Strategic Spontaneity

We’re not sure how our oldest grandchild morphed into a social seven-year-old, but it caught us off-guard.  Her maturation snuck by us so quickly. To our hearts’ discontent — gasp — she now prefers playing with her friends over hanging with her grandparents.

We have two choices: 1.) wallow in self-pity, mourning the passing of the once-glorious moments she clung to our legs in worship or 2.) thank God for those memories and revel in her marvelous, normal development.

We chose Door #2.

Really, she hasn’t outgrown us.  She’s simply distracted.  Staying present amongst the diversions in our grandchildren’s  lives will simply require more creativity.  So, my husband and I formulated a strategic plan, incorporating  a tradition of semi-annual Grandpa and Grandma “dates” when each of our grandchildren will be the center of our universe.

We’ve only completed one Grandpa and Grandma Date and we’ve already determined that these modest events will soar among the highlights of our lives. 
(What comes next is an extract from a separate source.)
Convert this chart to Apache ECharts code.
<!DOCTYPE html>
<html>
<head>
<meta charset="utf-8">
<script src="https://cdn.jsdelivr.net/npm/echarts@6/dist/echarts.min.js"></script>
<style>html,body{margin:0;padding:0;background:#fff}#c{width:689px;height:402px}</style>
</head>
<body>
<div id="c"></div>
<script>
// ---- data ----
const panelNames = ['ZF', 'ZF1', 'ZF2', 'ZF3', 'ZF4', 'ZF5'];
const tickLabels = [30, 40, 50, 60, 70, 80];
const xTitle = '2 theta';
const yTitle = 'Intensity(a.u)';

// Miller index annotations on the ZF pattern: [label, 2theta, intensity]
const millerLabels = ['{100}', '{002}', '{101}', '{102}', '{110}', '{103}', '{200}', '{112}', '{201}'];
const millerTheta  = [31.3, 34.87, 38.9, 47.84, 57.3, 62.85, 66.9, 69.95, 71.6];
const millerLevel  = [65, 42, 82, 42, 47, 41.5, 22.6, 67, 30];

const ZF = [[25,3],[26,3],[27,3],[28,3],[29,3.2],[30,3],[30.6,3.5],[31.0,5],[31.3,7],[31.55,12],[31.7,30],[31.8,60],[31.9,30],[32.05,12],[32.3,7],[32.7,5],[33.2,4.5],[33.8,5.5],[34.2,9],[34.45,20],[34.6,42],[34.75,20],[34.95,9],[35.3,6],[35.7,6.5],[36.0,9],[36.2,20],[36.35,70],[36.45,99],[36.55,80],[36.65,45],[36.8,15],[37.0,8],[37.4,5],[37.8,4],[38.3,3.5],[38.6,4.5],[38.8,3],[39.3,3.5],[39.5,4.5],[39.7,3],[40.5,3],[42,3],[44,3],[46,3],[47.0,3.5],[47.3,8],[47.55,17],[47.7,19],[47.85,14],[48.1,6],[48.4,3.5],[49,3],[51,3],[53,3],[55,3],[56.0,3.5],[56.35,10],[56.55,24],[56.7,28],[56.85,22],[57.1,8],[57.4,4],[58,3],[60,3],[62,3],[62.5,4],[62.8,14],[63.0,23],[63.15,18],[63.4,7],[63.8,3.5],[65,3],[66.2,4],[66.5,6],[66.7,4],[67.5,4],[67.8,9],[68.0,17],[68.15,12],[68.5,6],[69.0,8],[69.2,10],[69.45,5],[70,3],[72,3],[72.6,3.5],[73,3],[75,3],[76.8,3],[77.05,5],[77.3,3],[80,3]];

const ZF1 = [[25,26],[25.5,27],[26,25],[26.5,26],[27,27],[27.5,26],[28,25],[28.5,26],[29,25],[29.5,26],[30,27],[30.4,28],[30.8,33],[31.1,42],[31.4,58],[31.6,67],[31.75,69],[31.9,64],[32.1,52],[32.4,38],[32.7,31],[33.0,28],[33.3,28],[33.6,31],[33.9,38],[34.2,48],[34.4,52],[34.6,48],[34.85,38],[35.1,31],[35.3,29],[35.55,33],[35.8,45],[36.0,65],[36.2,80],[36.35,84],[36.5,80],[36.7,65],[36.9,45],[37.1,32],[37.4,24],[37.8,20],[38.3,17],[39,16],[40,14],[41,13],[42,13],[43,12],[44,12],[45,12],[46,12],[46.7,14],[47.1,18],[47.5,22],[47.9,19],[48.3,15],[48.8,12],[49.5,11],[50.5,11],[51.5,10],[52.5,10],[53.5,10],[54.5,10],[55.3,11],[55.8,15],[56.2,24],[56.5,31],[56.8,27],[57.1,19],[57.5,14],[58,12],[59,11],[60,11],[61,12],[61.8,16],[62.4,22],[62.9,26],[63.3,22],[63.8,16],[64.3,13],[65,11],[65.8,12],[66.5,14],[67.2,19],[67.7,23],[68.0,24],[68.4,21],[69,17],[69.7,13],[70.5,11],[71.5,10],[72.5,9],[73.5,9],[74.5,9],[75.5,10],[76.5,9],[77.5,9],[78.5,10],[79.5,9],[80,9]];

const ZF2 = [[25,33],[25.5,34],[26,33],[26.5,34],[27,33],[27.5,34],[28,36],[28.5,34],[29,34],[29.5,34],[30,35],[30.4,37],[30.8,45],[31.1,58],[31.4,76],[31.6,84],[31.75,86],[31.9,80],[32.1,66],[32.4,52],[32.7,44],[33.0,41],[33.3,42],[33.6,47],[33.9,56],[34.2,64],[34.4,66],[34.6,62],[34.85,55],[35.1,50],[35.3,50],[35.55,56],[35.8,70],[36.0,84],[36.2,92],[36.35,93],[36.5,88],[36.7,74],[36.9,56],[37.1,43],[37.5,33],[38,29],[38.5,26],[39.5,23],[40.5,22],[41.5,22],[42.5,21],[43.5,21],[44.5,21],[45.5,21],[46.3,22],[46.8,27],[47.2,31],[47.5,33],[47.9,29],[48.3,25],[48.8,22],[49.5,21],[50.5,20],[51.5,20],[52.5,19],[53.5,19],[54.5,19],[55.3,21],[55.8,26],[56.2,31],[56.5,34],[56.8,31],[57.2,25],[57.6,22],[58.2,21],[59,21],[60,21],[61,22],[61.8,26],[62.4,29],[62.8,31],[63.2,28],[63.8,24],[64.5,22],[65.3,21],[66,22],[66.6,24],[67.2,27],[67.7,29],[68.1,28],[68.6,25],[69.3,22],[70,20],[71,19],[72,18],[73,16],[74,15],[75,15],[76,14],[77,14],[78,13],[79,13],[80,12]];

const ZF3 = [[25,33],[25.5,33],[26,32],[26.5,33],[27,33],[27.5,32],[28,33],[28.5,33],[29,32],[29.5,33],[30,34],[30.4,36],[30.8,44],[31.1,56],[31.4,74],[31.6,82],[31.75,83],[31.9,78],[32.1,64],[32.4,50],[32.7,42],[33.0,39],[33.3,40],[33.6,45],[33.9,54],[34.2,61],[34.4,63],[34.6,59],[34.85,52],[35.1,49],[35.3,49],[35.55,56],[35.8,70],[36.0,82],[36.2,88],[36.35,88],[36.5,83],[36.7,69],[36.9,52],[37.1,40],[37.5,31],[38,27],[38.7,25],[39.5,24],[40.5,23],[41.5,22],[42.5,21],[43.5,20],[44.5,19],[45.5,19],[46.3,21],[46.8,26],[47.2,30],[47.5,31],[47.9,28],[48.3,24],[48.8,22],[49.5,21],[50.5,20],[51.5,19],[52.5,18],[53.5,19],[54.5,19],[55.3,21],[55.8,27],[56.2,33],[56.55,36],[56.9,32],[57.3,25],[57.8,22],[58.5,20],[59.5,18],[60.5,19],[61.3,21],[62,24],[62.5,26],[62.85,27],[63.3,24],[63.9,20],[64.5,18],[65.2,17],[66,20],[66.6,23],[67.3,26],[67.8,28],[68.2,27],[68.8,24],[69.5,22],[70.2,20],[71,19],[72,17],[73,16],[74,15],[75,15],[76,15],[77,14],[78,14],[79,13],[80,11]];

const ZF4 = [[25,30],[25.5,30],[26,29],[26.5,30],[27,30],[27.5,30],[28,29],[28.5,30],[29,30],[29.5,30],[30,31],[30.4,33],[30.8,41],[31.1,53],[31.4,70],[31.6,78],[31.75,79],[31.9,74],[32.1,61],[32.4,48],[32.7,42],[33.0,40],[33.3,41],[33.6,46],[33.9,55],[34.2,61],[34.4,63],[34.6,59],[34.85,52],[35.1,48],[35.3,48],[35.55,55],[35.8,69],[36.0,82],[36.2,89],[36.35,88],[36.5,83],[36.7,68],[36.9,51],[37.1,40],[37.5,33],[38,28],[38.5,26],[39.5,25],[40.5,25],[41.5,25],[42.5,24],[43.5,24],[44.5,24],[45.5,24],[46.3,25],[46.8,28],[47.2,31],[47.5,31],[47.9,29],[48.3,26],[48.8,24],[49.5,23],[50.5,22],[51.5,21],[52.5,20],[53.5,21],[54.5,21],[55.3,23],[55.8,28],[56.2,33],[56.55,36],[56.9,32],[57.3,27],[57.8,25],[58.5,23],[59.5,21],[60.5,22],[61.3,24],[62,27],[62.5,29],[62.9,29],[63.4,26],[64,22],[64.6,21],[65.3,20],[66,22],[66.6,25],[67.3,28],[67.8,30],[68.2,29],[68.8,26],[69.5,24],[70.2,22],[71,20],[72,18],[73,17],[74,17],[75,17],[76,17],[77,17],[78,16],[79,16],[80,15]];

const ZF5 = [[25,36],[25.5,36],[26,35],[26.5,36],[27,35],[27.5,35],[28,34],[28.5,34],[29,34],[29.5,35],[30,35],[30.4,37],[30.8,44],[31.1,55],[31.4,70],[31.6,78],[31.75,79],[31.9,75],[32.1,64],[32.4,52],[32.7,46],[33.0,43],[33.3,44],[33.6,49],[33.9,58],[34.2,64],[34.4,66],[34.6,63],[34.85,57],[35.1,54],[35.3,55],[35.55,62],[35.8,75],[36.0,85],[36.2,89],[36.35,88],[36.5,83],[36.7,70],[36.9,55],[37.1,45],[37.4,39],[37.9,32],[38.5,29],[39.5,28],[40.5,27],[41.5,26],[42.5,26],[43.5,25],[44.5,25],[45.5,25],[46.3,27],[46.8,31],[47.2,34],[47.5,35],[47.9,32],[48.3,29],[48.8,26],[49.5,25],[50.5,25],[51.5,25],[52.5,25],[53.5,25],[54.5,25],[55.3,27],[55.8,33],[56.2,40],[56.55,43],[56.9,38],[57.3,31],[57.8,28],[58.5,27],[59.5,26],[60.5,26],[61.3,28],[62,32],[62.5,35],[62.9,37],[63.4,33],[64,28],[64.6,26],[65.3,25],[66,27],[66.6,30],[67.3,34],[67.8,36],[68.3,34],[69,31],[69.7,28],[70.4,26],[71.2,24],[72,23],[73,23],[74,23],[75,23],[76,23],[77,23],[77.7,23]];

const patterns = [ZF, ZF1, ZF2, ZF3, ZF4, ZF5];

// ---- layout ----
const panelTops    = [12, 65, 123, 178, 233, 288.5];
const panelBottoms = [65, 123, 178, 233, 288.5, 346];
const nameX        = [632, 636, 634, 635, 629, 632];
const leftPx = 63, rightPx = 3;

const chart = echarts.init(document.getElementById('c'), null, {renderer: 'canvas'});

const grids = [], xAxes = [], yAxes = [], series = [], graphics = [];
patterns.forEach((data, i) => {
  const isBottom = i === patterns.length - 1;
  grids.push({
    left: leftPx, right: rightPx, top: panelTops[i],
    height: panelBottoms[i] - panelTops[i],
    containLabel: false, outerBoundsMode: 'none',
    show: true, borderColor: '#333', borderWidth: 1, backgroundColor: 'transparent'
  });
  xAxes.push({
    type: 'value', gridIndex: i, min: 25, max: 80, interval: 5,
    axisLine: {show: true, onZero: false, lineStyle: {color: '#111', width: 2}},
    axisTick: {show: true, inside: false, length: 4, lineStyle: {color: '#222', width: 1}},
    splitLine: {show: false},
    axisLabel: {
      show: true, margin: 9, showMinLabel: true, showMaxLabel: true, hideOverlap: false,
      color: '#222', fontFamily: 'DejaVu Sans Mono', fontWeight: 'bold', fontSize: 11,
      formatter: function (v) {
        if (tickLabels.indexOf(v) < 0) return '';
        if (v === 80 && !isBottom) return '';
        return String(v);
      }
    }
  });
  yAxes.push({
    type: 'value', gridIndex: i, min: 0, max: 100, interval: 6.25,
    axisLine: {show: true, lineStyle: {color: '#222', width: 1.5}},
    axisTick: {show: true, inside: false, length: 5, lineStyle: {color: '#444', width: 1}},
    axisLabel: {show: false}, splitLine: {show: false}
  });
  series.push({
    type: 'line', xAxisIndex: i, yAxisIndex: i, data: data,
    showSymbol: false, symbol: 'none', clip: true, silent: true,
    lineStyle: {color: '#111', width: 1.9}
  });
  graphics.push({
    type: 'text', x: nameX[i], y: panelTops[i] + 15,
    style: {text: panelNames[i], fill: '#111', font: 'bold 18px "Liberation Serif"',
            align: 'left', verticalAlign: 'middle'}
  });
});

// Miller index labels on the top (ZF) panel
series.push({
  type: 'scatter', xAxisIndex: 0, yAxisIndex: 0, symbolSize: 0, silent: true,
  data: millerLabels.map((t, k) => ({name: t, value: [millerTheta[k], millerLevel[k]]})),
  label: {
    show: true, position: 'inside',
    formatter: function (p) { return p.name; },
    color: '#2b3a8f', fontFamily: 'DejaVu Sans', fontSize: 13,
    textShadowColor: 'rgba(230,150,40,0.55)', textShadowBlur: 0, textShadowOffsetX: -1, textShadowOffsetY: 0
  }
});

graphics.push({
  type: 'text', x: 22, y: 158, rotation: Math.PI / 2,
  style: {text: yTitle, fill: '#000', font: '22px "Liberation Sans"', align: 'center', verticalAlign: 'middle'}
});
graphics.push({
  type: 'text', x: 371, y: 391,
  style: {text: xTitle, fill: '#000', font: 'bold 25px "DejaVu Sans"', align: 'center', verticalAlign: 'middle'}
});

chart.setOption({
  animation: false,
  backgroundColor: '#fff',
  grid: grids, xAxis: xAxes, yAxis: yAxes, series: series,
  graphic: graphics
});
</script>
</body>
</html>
During our first official date, our granddaughter (Ms. Social) selected dinner at A&W Root Beer and shopping as her excursion. She held our hands and skipped, often lifting her feet, so that we could swing her through the air. To encourage selflessness — and because children are starving in Bangladesh (we are cheapskates) — we took her to the dollar store to shop for her siblings. We worried she would consider us miserly.  Instead, she glowed, as if she had inherited a treasure. She carefully searched out the perfect stuffed animal for her toddler brother, an art apron for her pre-school sister, and window decals for her kindergartner sister.
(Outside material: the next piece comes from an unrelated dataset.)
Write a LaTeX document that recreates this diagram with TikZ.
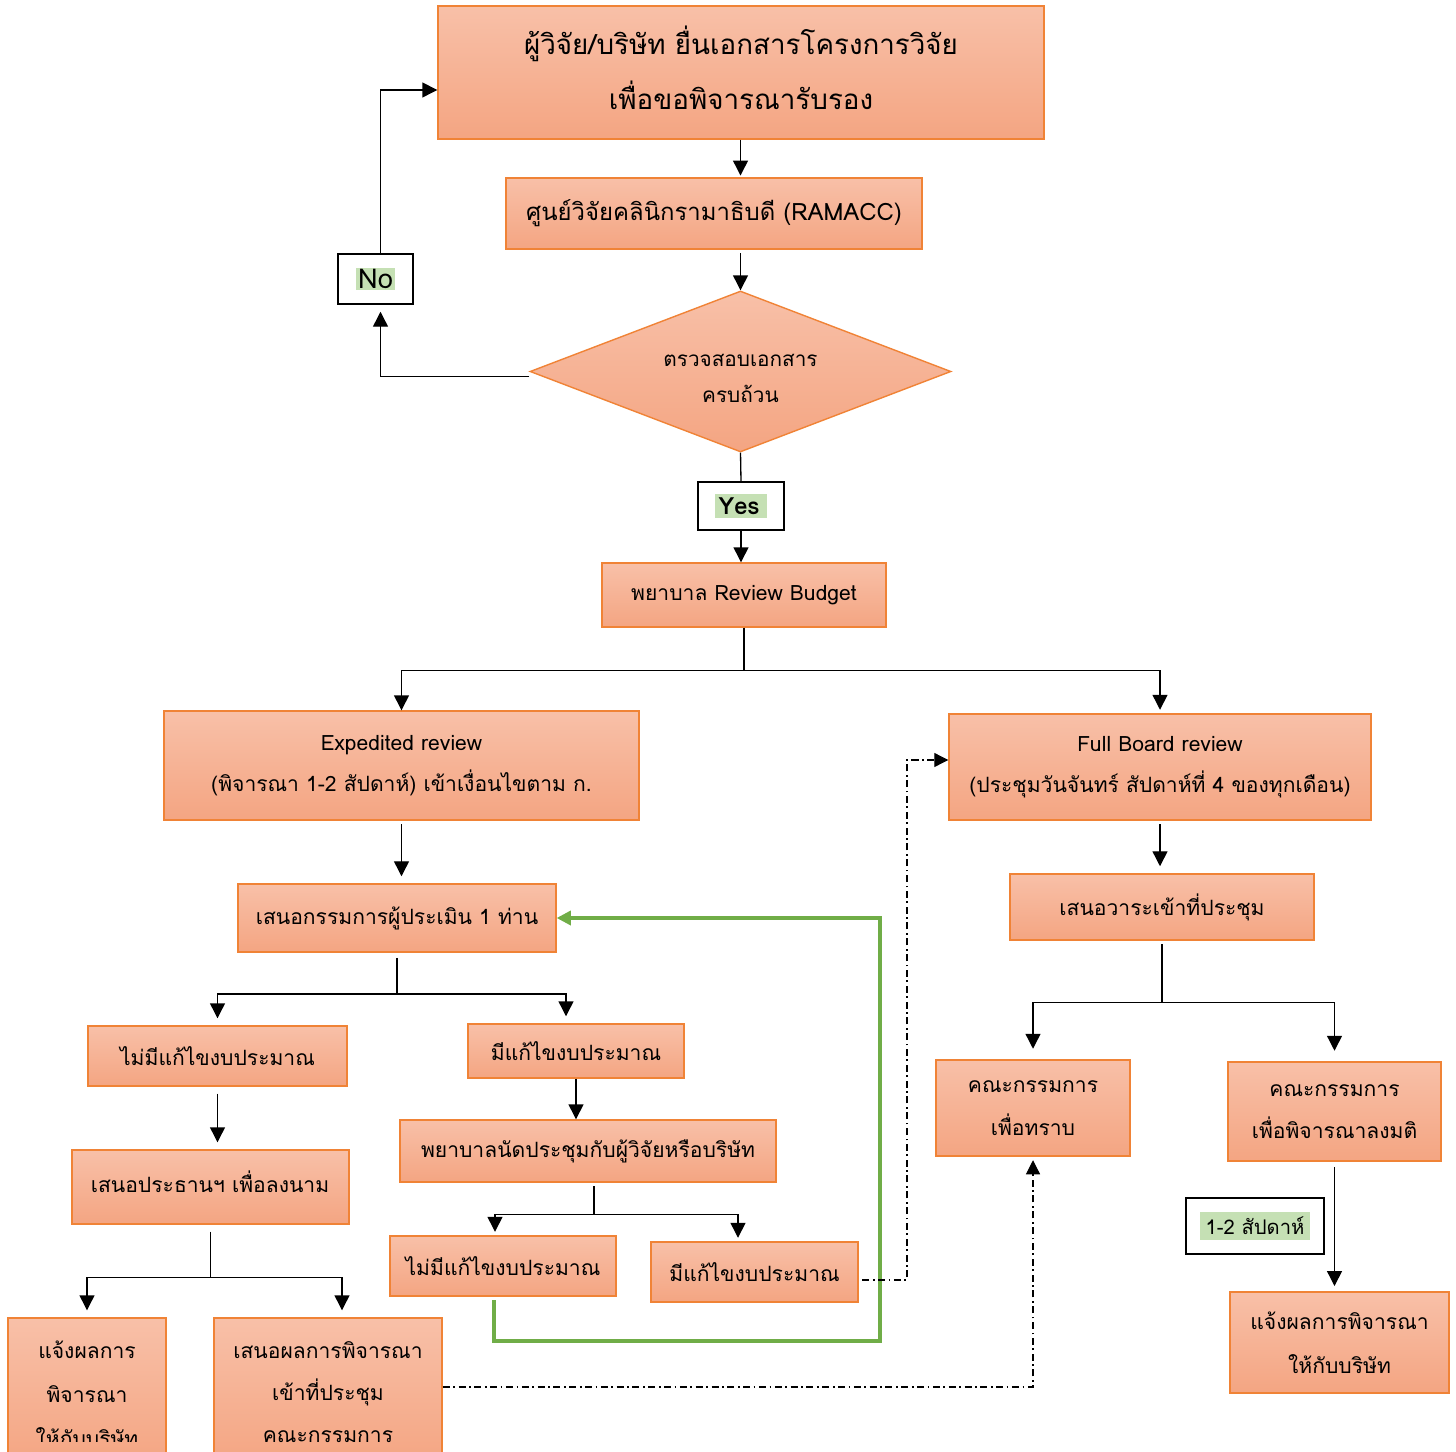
\documentclass[tikz,border=0pt]{standalone}
\usepackage{fontspec}
\setmainfont[Script=Thai]{Loma}
\usetikzlibrary{arrows.meta,shapes.geometric}
\definecolor{btop}{HTML}{F8C0A8}
\definecolor{bbot}{HTML}{F4A582}
\definecolor{bline}{HTML}{F08336}
\definecolor{gline}{HTML}{70AD47}
\definecolor{ghl}{HTML}{C5E0B4}
\tikzset{
  box/.style={draw=bline, line width=0.8pt, top color=btop, bottom color=bbot,
    inner sep=0pt, align=center, font=\fontsize{12}{24}\selectfont},
  txt/.style={inner sep=0pt, align=center},
  conn/.style={line width=0.75pt, draw=black},
  arr/.style={conn, -{Triangle[width=8.5pt,length=8.5pt]}},
  garr/.style={line width=1.8pt, draw=gline, -{Triangle[width=8pt,length=8pt]}},
  darr/.style={line width=0.6pt, draw=black, dash pattern=on 4pt off 2pt on 1pt off 2pt,
    -{Triangle[width=8pt,length=8pt]}},
  labbox/.style={draw=black, line width=0.8pt, fill=white, inner sep=0pt},
}
\newcommand\mkbox[7][]{%
  \node[box,#1,minimum width={(#5-#3)*0.02cm},minimum height={(#6-#4)*0.02cm}]
    (#2) at ({(#3+#5)/2},{(#4+#6)/2}) {#7};}
\begin{document}
\begin{tikzpicture}[x=0.02cm,y=-0.02cm]
\useasboundingbox (0,0) rectangle (1456,1452);
\clip (0,0) rectangle (1456,1452);
% boxes
\mkbox{title}{438}{6}{1044}{139}{}
\node[txt, font=\fontsize{15.8}{31}\selectfont] (titletext) at (741,68)
  {ผู้วิจัย/บริษัท ยื่นเอกสารโครงการวิจัย\\เพื่อขอพิจารณารับรอง};
\mkbox[font=\fontsize{13.6}{24}\selectfont]{ram}{506}{178}{922}{249}{ศูนย์วิจัยคลินิกรามาธิบดี (RAMACC)}
\node[diamond, aspect=2.6, draw=bline, line width=0.8pt, top color=btop, bottom color=bbot,
  minimum width={421*0.02cm}, minimum height={161*0.02cm}, inner sep=0pt] (dia) at (740.5,371.5) {};
\node[txt, font=\fontsize{11.8}{20.5}\selectfont] (diatext) at (740.5,378) {ตรวจสอบเอกสาร\\ครบถ้วน};
\node[labbox, minimum width={75*0.02cm}, minimum height={50*0.02cm}] (no) at (375.5,279)
  {\setlength\fboxsep{1pt}\colorbox{ghl}{\fontsize{15.5}{17}\selectfont No}};
\node[labbox, minimum width={86*0.02cm}, minimum height={48*0.02cm}] (yes) at (741,506)
  {\setlength\fboxsep{2pt}\colorbox{ghl}{\fontsize{13.5}{15}\selectfont\bfseries Yes\,}};
\mkbox{rb}{602}{563}{886}{627}{พยาบาล Review Budget}
\mkbox[font=\fontsize{12}{23.3}\selectfont]{exp}{164}{711}{639}{820}{Expedited review\\(พิจารณา 1-2 สัปดาห์) เข้าเงื่อนไขตาม ก.}
\mkbox[font=\fontsize{12}{23.3}\selectfont]{fb}{949}{714}{1371}{820}{Full Board review\\(ประชุมวันจันทร์ สัปดาห์ที่ 4 ของทุกเดือน)}
\mkbox{nom}{238}{884}{556}{952}{เสนอกรรมการผู้ประเมิน 1 ท่าน}
\mkbox{nf1}{88}{1026}{347}{1086}{ไม่มีแก้ไขงบประมาณ}
\mkbox{f1}{468}{1024}{684}{1078}{มีแก้ไขงบประมาณ}
\mkbox{pres}{72}{1150}{349}{1224}{}
\node[txt, font=\fontsize{12}{24}\selectfont] (prestext) at (210,1182) {เสนอประธานฯ เพื่อลงนาม};
\mkbox{nurse}{400}{1120}{776}{1182}{พยาบาลนัดประชุมกับผู้วิจัยหรือบริษัท}
\mkbox{nf2}{390}{1236}{616}{1296}{ไม่มีแก้ไขงบประมาณ}
\mkbox{f2}{651}{1242}{858}{1302}{มีแก้ไขงบประมาณ}
\mkbox{notify}{8}{1318}{166}{1466}{}
\begin{scope}
  \clip (0,1300) rectangle (1456,1441);
  \node[txt, font=\fontsize{12}{25}\selectfont] (notifytext) at (87,1394) {แจ้งผลการ\\พิจารณา\\ให้กับบริษัท};
\end{scope}
\mkbox[font=\fontsize{12}{24}\selectfont]{present}{214}{1318}{442}{1466}{}
\node[txt, font=\fontsize{12}{24}\selectfont] (presenttext) at (328,1392) {เสนอผลการพิจารณา\\เข้าที่ประชุม\\คณะกรรมการ};
\mkbox{agenda}{1010}{874}{1314}{940}{เสนอวาระเข้าที่ประชุม}
\mkbox[font=\fontsize{12}{24.5}\selectfont]{ftb}{936}{1060}{1130}{1156}{คณะกรรมการ\\เพื่อทราบ}
\mkbox[font=\fontsize{12}{24}\selectfont]{vote}{1228}{1062}{1441}{1161}{คณะกรรมการ\\เพื่อพิจารณาลงมติ}
\mkbox[font=\fontsize{12}{25}\selectfont]{notify2}{1230}{1292}{1449}{1393}{แจ้งผลการพิจารณา\\ให้กับบริษัท}
\node[labbox, minimum width={138*0.02cm}, minimum height={56*0.02cm}] (wk) at (1255,1226)
  {\setlength\fboxsep{3pt}\colorbox{ghl}{\fontsize{11.5}{14}\selectfont 1-2 สัปดาห์}};
% connectors
\draw[arr] (title.south -| dia.north) -- ([yshift=1pt]ram.north -| dia.north);
\draw[arr] ([yshift=-2pt]ram.south -| dia.north) -- (dia.north);
\draw[arr] ([yshift=-0.1cm]dia.west) -| ([xshift=0.1cm,yshift=-4pt]no.south);
\draw[arr] ([xshift=0.1cm]no.north) |- ([yshift=-0.35cm]title.west);
\draw[conn] (dia.south) -- (yes.north);
\draw[arr] (yes.south) -- (yes.south |- rb.north);
\draw[conn] (rb.south) -- ++(0,43) coordinate (s1);
\draw[arr] (s1) -| (exp.north);
\draw[arr] (s1) -| ([yshift=2pt]fb.north);
\draw[arr] ([yshift=-2pt]exp.south) -- ([yshift=4pt]exp.south |- nom.north);
\draw[conn] ([yshift=-3pt]nom.south) -- ++(0,36) coordinate (s2);
\draw[arr] (s2) -| ([yshift=4pt]nf1.north);
\draw[arr] (s2) -| ([yshift=4pt,xshift=-0.2cm]f1.north);
\draw[arr] ([yshift=-4pt]nf1.south) -- ([yshift=4pt]nf1.south |- pres.north);
\draw[arr] (f1.south) -- (f1.south |- nurse.north);
\draw[conn] ([yshift=-2pt,xshift=0.12cm]nurse.south) -- ++(0,28) coordinate (s3);
\draw[arr] (s3) -| ([yshift=2pt,xshift=-0.16cm]nf2.north);
\draw[arr] (s3) -| ([yshift=2pt,xshift=-0.33cm]f2.north);
\draw[conn] ([yshift=-4pt]pres.south) -- ++(0,46) coordinate (s4);
\draw[arr] (s4) -| ([yshift=4pt]notify.north);
\draw[arr] (s4) -| ([yshift=4pt,xshift=0.28cm]present.north);
\coordinate (gc) at (880,1341);
\draw[garr] ([yshift=-2pt,xshift=-0.18cm]nf2.south) |- (gc) |- (nom.east);
\coordinate (dc) at (907,1000);
\draw[darr] ([xshift=2pt,yshift=-0.16cm]f2.east) -| (dc) |- ([yshift=0.14cm]fb.west);
\draw[darr] ([yshift=0.1cm]present.east) -| ([yshift=-2pt]ftb.south);
\draw[arr] ([yshift=-2pt]fb.south) -- ([yshift=4pt]fb.south |- agenda.north);
\draw[conn] ([yshift=-2pt]agenda.south) -- ++(0,58) coordinate (s5);
\draw[arr] (s5) -| ([yshift=6pt]ftb.north);
\draw[arr] (s5) -| ([yshift=6pt]vote.north);
\draw[arr] ([yshift=-3pt]vote.south) -- ([yshift=3pt]vote.south |- notify2.north);
\end{tikzpicture}
\end{document}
She brought her own money to purchase eye glasses for her nearsighted doll.  We helped her do inventory of her pennies and nickels and Grandpa slipped in some extra change to cover her selection.


She declined amusement park rides, getting sidetracked by an ice cream/cookie sandwich.

When we dropped her off at her home she proudly distributed her gifts — a consolation for the formerly sad siblings who wanted to go on the first first date.

While we admired her admiring her bespectacled doll, Ms. Social whispered, “I love you, Grandma.  I love you, Grandpa.” This led me to skip–even though Grandpa couldn’t swing me when I lifted my feet.

Since then, we’ve decided to be proactive with our grown children and our friends as well — diligent in designing more quality interaction rather than hoping the moments will spontaneously occur.